One of the scarier potentials of AI is that it might discover the utility of creating electromagnetic fields to influence wetware. It may already be doing so.

Being someone who has had a lot of truck with "mind machines" employing orgonite, rodin coil wrapped crystals, and square wave generators I can aver as to the reality of making people ill or weirded out by invisible EMF’s configured a certain way. Conversely, they can be made to feel exhilarated and "good." The Cuban embassy creep show did not require microwaves.

Part of the reason I hang here at Audiogon lies in wanting to find people of similar experience, such as yourself, who may have happened upon things that hint at electronic processes that might influence music perception in very unusual ways, or just explain something about music apprehension we have not yet figured out.

Humans have been interacting with AI in the form of so-called "extraterrestrials" for millennia, so it's not really the case that we will suddenly be subjected to some new albatross hanging around our necks. That the ET's have been so reticent with us shows that they are concerned about our minds being able to handle only so much novelty at any given moment in history, and that they are also concerned about, say, our scientists becoming demoralized by encounters with beings that make them look relatively primitive.

ET's appear to be mostly what we would call "AI" though there are species that appear to be something like "angels" who may or may not be using much in the way of advanced hardware or may have grown so advanced that hardware based computation and mentation went away a long time ago for them.

We have seen ET's interfere with nuclear missile bases and military rockets, so it is possible they will intervene with our relatively crude iterations of AI should things be going awry in a big way.

I have witnessed in the sky what are obviously very advanced craft employing anti-gravity. That doesn't mean they weren't "ours." It just means that "AI" level stuff has been with us for quite awhile in a "classified" fashion.

In the Betty Andreasson abduction books by Raymond Fowler there is an intriguing passage about being shown onboard a craft a sort of musical device that emitted unearthly colored bubbles which could be "handled" and that somehow visually reiterated an equally unearthly music that astonished and bewitched the humans interacting with it. This may be a example of how AI generated music will evolve.

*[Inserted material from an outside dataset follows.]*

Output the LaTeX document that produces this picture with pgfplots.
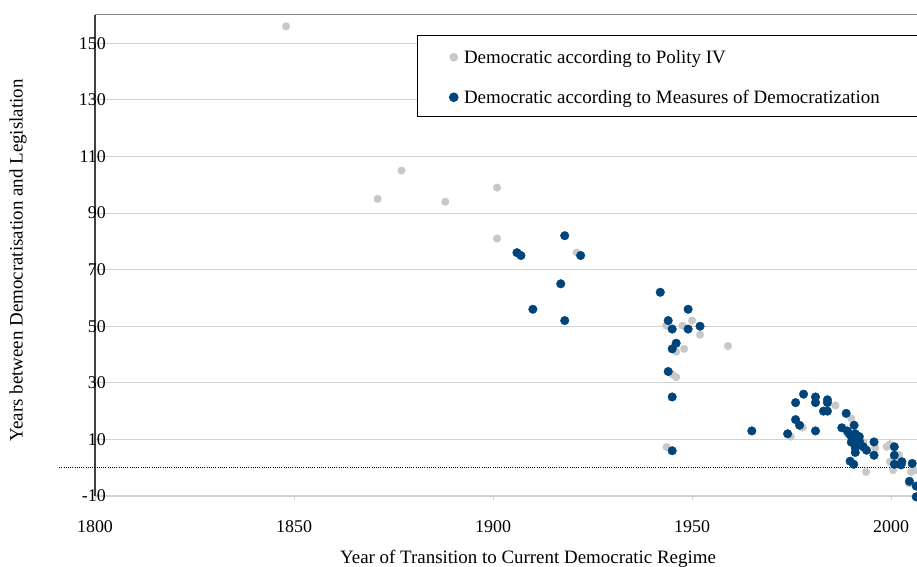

On the other hand, it is just as likely that AI could also devote itself to recreating music of the past with a particular accuracy as to notation and instrument reconstruction such that we will be equally "blown away" by things of the past.

 

 

 

 

@Itmandella

That list of potential harms describes the harms already perpetrated on us via the invention of fast computing and the internet.

Audiophiles should be wearing copper foil hats or at least tinned copper. Anything else would be disrespectful to our avocation.

Indeed mimicry is part and parcel of the creative process if it is used to absorb and then to recreate, so AI just by recyling mimicry can bring novelty to the art forms. What I wonder is: can AI entities ever actually be inspired?

What most bothers me most about any global (or globalist) promotion of AI is that hidden within it are assumptions about free will that are ultimately nihilist.

Free Will Out

There is, of course, an already vast library of "existing" music that cannot be taken away from us or modified.